Hoare was right. We should have listened.
Why has all this been on my mind lately? If you’ve been paying attention at all to Internet news, you already know: Heartbleed. History has repeated itself yet again. A buffer exploit in a widely-used C library, affecting anywhere from 10% (there’s that figure again) to 66% of all servers on the Internet, depending on which estimate you listen to, with a horrendous vulnerability described by security expert Bruce Schneier as “on a scale of 1 to 10, this is an 11.”
Hoare was right. Will we listen this time? Probably not. So it’ll happen again.
Building any software with an inherent security requirement–browsers and other network-facing software, OSes, and so on–in C, C++, Objective-C or any other member of the C family ought to be regarded by now as an act of criminal negligence, by the programming community in general if not by the law.
Remember when Steve Jobs died, the minor kerfuffle over Richard Stallman’s quoting Chicago Mayor Harold Washington WRT the corrupt former Mayor Daley: “I’m not glad he’s dead, but I’m glad he’s gone”? It was just a few days later that Dennis Ritchie, the creator of C, died, and that’s exactly how I felt about it. As one of my coworkers at WideOrbit put it, Ritchie’s true legacy to the world is the buffer overflow.

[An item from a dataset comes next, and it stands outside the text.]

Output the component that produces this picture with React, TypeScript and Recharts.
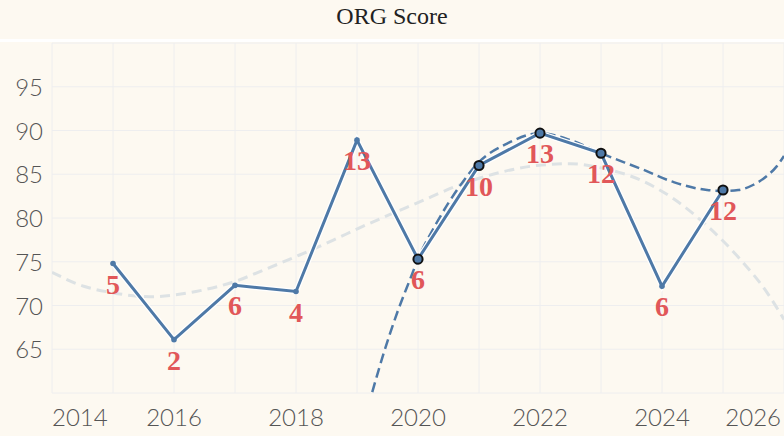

Some people say “the language is not the problem; the problem is bad programmers using it incorrectly.” But that’s not true. The guy responsible for the Heartbleed vulnerability isn’t a bad programmer. Have a look at the commit where the bug was introduced. See if you can find the problem without being told where it is.
It’s clear that this is not the work of an incompetent n00b; this is someone who really knows his way around the language. But he made a mistake, and it’s a subtle enough one that most people, even knowing beforehand that that changeset contains a severe bug and knowing what class of bug it is (a buffer exploit vulnerability) won’t be able to find it.
To err is human, but when a mistake can have consequences of this magnitude, it’s also unforgivable. That puts the language, which forgives such mistakes all to easily, fundamentally at odds with reality vis a vis human nature. That means something’s gotta give, and it’s not going to be reality… and this is what happens when it does.
Others claim that the C language, with its unsafe low-level direct memory access, is necessary on many low-resource systems where counting bytes and cycles still matter. To this I say, wake up and smell the 21st century. In an age of Raspberry Pis and Arduinos, capable of running a full-fledged Linux operating system with enough hardware capacity left over to play HD movies, all for well under $100, the existence of such limited systems is laughably obsolete.
No, there’s really no excuse left for C, other than inertia. (Which, if you recall, is ultimately what ran the Titanic into that iceberg.) Can we let it and its entire misbegotten family die already? It’s 25 years overdue for its own funeral.
PS. It’s not like viable alternatives don’t exist. It’s worth noting that at the time the Morris Worm first brought the Internet to its knees by exploiting buffer overruns in C, Apple was already five years into its Macintosh project that ended up defining the entire future of operating system design… in Pascal.